Data excerpt
· · · · · · ·

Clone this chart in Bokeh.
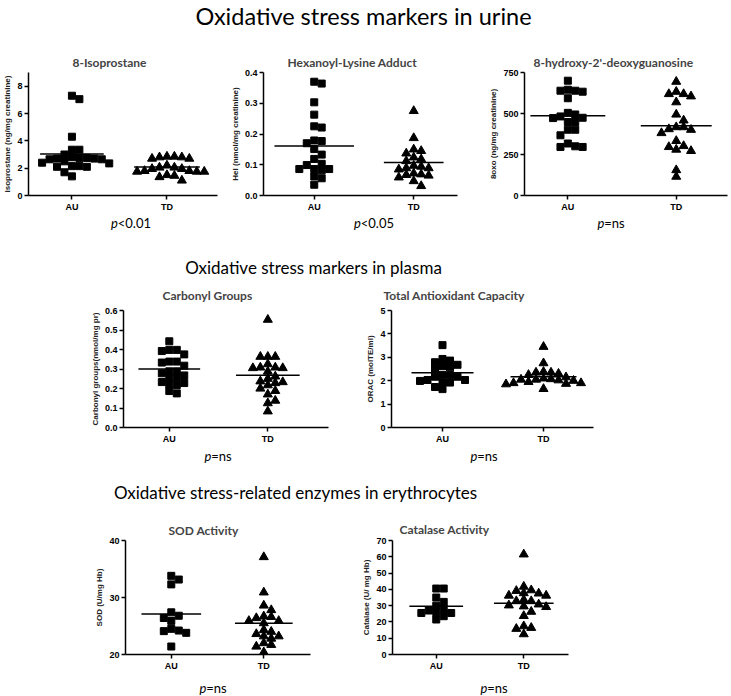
from bokeh.plotting import figure
from bokeh.models import Range1d, FixedTicker, Spacer, PrintfTickFormatter
from bokeh.core.properties import value
from bokeh.layouts import row, column
from bokeh.embed import file_html
from bokeh.resources import INLINE

# ---------------- data ----------------
groups = ["AU", "TD"]

iso_au = [7.3, 7.05, 4.3, 3.35, 3.35, 3.0, 2.8, 2.75, 2.7, 2.65, 2.65, 2.7, 2.75,
          2.5, 2.4, 2.35, 2.15, 2.1, 2.1, 2.15, 1.7, 1.4]
iso_td = [2.85, 2.8, 2.7, 2.7, 2.8, 2.85, 2.2, 2.05, 1.95, 1.8, 1.75, 1.75, 1.8,
          1.75, 1.95, 2.05, 1.45, 1.5, 1.35, 1.1]
iso_mean = [3.04, 2.08]

hel_au = [0.370, 0.364, 0.303, 0.263, 0.221, 0.225, 0.179, 0.177, 0.170, 0.151,
          0.133, 0.119, 0.103, 0.099, 0.086, 0.082, 0.086, 0.086, 0.062, 0.056, 0.035]
hel_td = [0.275, 0.187, 0.150, 0.145, 0.137, 0.118, 0.112, 0.124, 0.097, 0.089,
          0.085, 0.089, 0.094, 0.069, 0.065, 0.059, 0.067, 0.072, 0.047, 0.031]
hel_mean = [0.161, 0.107]

oxo_au = [700, 645, 639, 633, 639, 593, 504, 482, 472, 494, 474, 448, 448, 401,
          401, 367, 296, 296, 300, 317]
oxo_td = [694, 633, 619, 619, 605, 569, 494, 458, 417, 401, 381, 405, 417, 333,
          302, 280, 272, 296, 155, 115]
oxo_mean = [487, 425]

carb_au = [0.442, 0.398, 0.392, 0.398, 0.375, 0.338, 0.333, 0.338, 0.317, 0.288,
           0.278, 0.288, 0.267, 0.255, 0.255, 0.233, 0.222, 0.217, 0.228, 0.175, 0.187]
carb_td = [0.553, 0.363, 0.363, 0.363, 0.325, 0.305, 0.308, 0.308, 0.305, 0.287,
           0.25, 0.262, 0.233, 0.228, 0.237, 0.2, 0.217, 0.188, 0.17, 0.138, 0.125, 0.083]
carb_mean = [0.30, 0.268]

orac_au = [3.52, 2.93, 2.79, 2.86, 2.62, 2.57, 2.68, 2.49, 2.17, 2.24, 2.24, 2.03,
           1.99, 2.03, 2.17, 1.92, 1.92, 1.73, 1.64]
orac_td = [3.45, 2.75, 2.38, 2.35, 2.35, 2.25, 2.3, 2.05, 2.05, 2.02, 2.1, 2.15,
           1.9, 1.95, 1.9, 2.0, 2.07, 1.87, 1.65, 1.85]
orac_mean = [2.34, 2.17]

sod_au = [33.8, 33.15, 32.3, 27.4, 26.8, 26.4, 25.9, 24.5, 24.1, 23.8, 24.2, 21.4]
sod_td = [37.1, 30.9, 28.6, 27.8, 26.7, 26.4, 26.6, 25.9, 25.5, 25.9, 24.3, 24.0,
          23.6, 23.2, 23.2, 22.8, 22.0, 21.7, 21.4, 20.4]
sod_mean = [27.1, 25.5]

cat_au = [40.5, 40.5, 35.0, 32.3, 30.0, 28.0, 27.0, 26.0, 25.5, 25.5, 23.5, 21.5]
cat_td = [61.5, 41.7, 39.5, 39.1, 37.7, 37.5, 36.2, 36.2, 33.6, 32.8, 30.8, 32.8,
          29.6, 29.2, 30.2, 26.3, 23.7, 16.4, 17.4, 15.8, 12.5]
cat_mean = [29.6, 31.5]

headings = ["Oxidative stress markers in urine",
            "Oxidative stress markers in plasma",
            "Oxidative stress-related enzymes in erythrocytes"]

titles = ["8-Isoprostane", "Hexanoyl-Lysine Adduct", "8-hydroxy-2'-deoxyguanosine",
          "Carbonyl Groups", "Total Antioxidant Capacity", "SOD Activity", "Catalase Activity"]
ylabels = ["isoprostane (ng/mg creatinine)", "HeI (nmol/mg creatinine)", "8oxo (ng/mg creatinine)",
           "Carbonyl groups(nmol/mg pr)", "ORAC (molTE/ml)", "SOD (U/mg Hb)", "Catalase (U/ mg Hb)"]
yranges = [(0, 9), (0, 0.4), (0, 750), (0, 0.6), (0, 5), (20, 40), (0, 70)]
yticks = [[0, 2, 4, 6, 8], [0, 0.1, 0.2, 0.3, 0.4], [0, 250, 500, 750],
          [0, 0.1, 0.2, 0.3, 0.4, 0.5, 0.6], [0, 1, 2, 3, 4, 5], [20, 30, 40],
          [0, 10, 20, 30, 40, 50, 60, 70]]
yfmt = ["%d", "%.1f", "%d", "%.1f", "%d", "%d", "%d"]
pvalues = ["<0.01", "<0.05", "=ns", "=ns", "=ns", "=ns", "=ns"]
series = [(iso_au, iso_td, iso_mean), (hel_au, hel_td, hel_mean), (oxo_au, oxo_td, oxo_mean),
          (carb_au, carb_td, carb_mean), (orac_au, orac_td, orac_mean),
          (sod_au, sod_td, sod_mean), (cat_au, cat_td, cat_mean)]

# ---------------- layout constants (page pixels, origin at top-left) ----------------
# width, height, border l, r, t, b, x start, x end, title offset, title standoff,
# mean line half widths (px)
geom = [
    (227, 174, 27, 10, 32, 18, 0.543, 2.532, 44, 6, (32, 33)),
    (259, 174, 35, 29, 32, 18, 0.49, 2.44, 24, 6, (40, 30)),
    (244, 174, 35, 3, 32, 18, 0.6, 2.473, 9, 6, (38, 36)),
    (272, 168, 35, 31, 31, 18, 0.535, 2.616, 39, 15, (31, 32)),
    (244, 168, 32, 10, 30, 18, 0.495, 2.495, -8, 15, (31, 33)),
    (267, 158, 32, 49, 21, 18, 0.505, 2.505, 43, 6, (30, 29)),
    (219, 158, 32, 10, 23, 18, 0.5, 2.511, 7, 8, (27, 30)),
]
spacers = [87, 92]
# bands of text between the rows of panels
bands = [(0, 40), (214, 278), (446, 515), (673, 696)]
heading_pos = [(1, 363, 15, 23.5), (2, 313, 267, 17), (3, 295, 492, 17)]  # band, x, y, size
pval_pos = [(2, 130, 222), (2, 373, 222), (2, 610, 222), (3, 217, 455), (3, 483, 455),
            (4, 212, 687), (4, 493, 687)]

FONT = "Liberation Sans"
TFONT = "Lato"


def swarm(vals, y0, y1, frame_h, ppx, step=7.5, size=6.5):
    ppy = frame_h / (y1 - y0)
    order = sorted(range(len(vals)), key=lambda i: -vals[i])
    placed = []
    offs = [0.0] * len(vals)
    cands = [0] + [s * j for j in range(1, 30) for s in (1, -1)]
    for i in order:
        py = (vals[i] - y0) * ppy
        dx = 0.0
        for c in cands:
            dx = c * step
            if all(not (abs(dx - qx) < step * 0.9 and abs(py - qy) < size) for qx, qy in placed):
                break
        placed.append((dx, py))
        offs[i] = dx / ppx
    return offs


def panel(k):
    (w, h, bl, br, bt, bb, xs, xe, toff, tstand, halves) = geom[k]
    y0, y1 = yranges[k]
    au, td, means = series[k]
    fw, fh = w - bl - br, h - bt - bb
    ppx = fw / (xe - xs)
    p = figure(width=w, height=h, min_border_left=bl, min_border_right=br,
               min_border_top=bt, min_border_bottom=bb,
               x_range=Range1d(xs, xe), y_range=Range1d(y0, y1),
               output_backend="svg", toolbar_location=None, tools="")
    p.outline_line_color = None
    p.xgrid.visible = False
    p.ygrid.visible = False
    p.title.text = titles[k]
    p.title.text_font = TFONT
    p.title.text_font_style = "bold"
    p.title.text_font_size = "12px"
    p.title.align = "left"
    p.title.offset = toff
    p.title.standoff = tstand

    for ax in (p.xaxis[0], p.yaxis[0]):
        ax.axis_line_width = 1.5
        ax.axis_line_color = "black"
        ax.major_tick_line_width = 1.5
        ax.major_tick_line_color = "black"
        ax.major_tick_out = 4
        ax.major_tick_in = 0
        ax.minor_tick_out = 0
        ax.minor_tick_in = 0
        ax.major_label_text_font = FONT
        ax.major_label_text_font_size = "9px"
        ax.major_label_text_font_style = "bold"
        ax.major_label_text_color = "black"
        ax.major_label_standoff = 2
    p.xaxis.ticker = FixedTicker(ticks=[1, 2])
    p.xaxis.major_label_overrides = {1: groups[0], 2: groups[1]}
    p.yaxis.ticker = FixedTicker(ticks=yticks[k])
    p.yaxis.formatter = PrintfTickFormatter(format=yfmt[k])
    p.yaxis.axis_label = ylabels[k]
    p.yaxis.axis_label_text_font = FONT
    p.yaxis.axis_label_text_font_size = "8px"
    p.yaxis.axis_label_text_font_style = "bold"
    p.yaxis.axis_label_text_color = "#222222"
    p.yaxis.axis_label_standoff = 2

    xa = [1 + o for o in swarm(au, y0, y1, fh, ppx)]
    xt = [2 + o for o in swarm(td, y0, y1, fh, ppx)]
    p.scatter(x=xa, y=au, marker="square", size=7, color="black")
    p.scatter(x=xt, y=td, marker="triangle", size=9, color="black")
    hw = [halves[0] / ppx, halves[1] / ppx]
    p.segment(x0=[1 - hw[0], 2 - hw[1]], x1=[1 + hw[0], 2 + hw[1]],
              y0=means, y1=means, line_color="black", line_width=1.5)
    return p


def band(i):
    top, bot = bands[i - 1]
    b = figure(width=731, height=bot - top, x_range=Range1d(0, 731), y_range=Range1d(bot, top),
               min_border=0, x_axis_location=None, y_axis_location=None,
               output_backend="svg", toolbar_location=None, tools="")
    b.grid.visible = False
    b.outline_line_color = None
    for j, (bi, x, y, size) in enumerate(heading_pos):
        if bi == i:
            b.text(x=[x], y=[y], text=[headings[j]],
                   text_font=value(TFONT), text_font_size=f"{size}px",
                   text_align="center", text_baseline="middle", text_color="black")
    xs_p, ys, rest = [], [], []
    for k, (bi, x, y) in enumerate(pval_pos):
        if bi == i:
            r = pvalues[k]
            xs_p.append(x - (len(r) * 6.5 - 7) / 2)
            ys.append(y)
            rest.append(r)
    if xs_p:
        b.text(x=xs_p, y=ys, text=["p"] * len(xs_p), text_font=value(TFONT),
               text_font_style="italic", text_font_size="13px",
               text_align="right", text_baseline="middle", text_color="black")
        b.text(x=xs_p, y=ys, text=rest, text_font=value(TFONT), text_font_size="13px",
               text_align="left", text_baseline="middle", text_color="black")
    return b


panels = [panel(k) for k in range(7)]

layout = column(
    band(1),
    row(panels[0], panels[1], panels[2], spacing=0),
    band(2),
    row(Spacer(width=spacers[0], height=168), panels[3], panels[4], spacing=0),
    band(3),
    row(Spacer(width=spacers[1], height=158), panels[5], panels[6], spacing=0),
    band(4),
    spacing=0,
)

open("out.html", "w").write(file_html(layout, INLINE))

· · · · · · ·

Short problem
Pictures stay out. Print the data exactly, from its first line through the line containing "iso_mean = [3.04, 2.08]".

Task response
Clone this chart in Bokeh.
from bokeh.plotting import figure
from bokeh.models import Range1d, FixedTicker, Spacer, PrintfTickFormatter
from bokeh.core.properties import value
from bokeh.layouts import row, column
from bokeh.embed import file_html
from bokeh.resources import INLINE

# ---------------- data ----------------
groups = ["AU", "TD"]

iso_au = [7.3, 7.05, 4.3, 3.35, 3.35, 3.0, 2.8, 2.75, 2.7, 2.65, 2.65, 2.7, 2.75,
          2.5, 2.4, 2.35, 2.15, 2.1, 2.1, 2.15, 1.7, 1.4]
iso_td = [2.85, 2.8, 2.7, 2.7, 2.8, 2.85, 2.2, 2.05, 1.95, 1.8, 1.75, 1.75, 1.8,
          1.75, 1.95, 2.05, 1.45, 1.5, 1.35, 1.1]
iso_mean = [3.04, 2.08]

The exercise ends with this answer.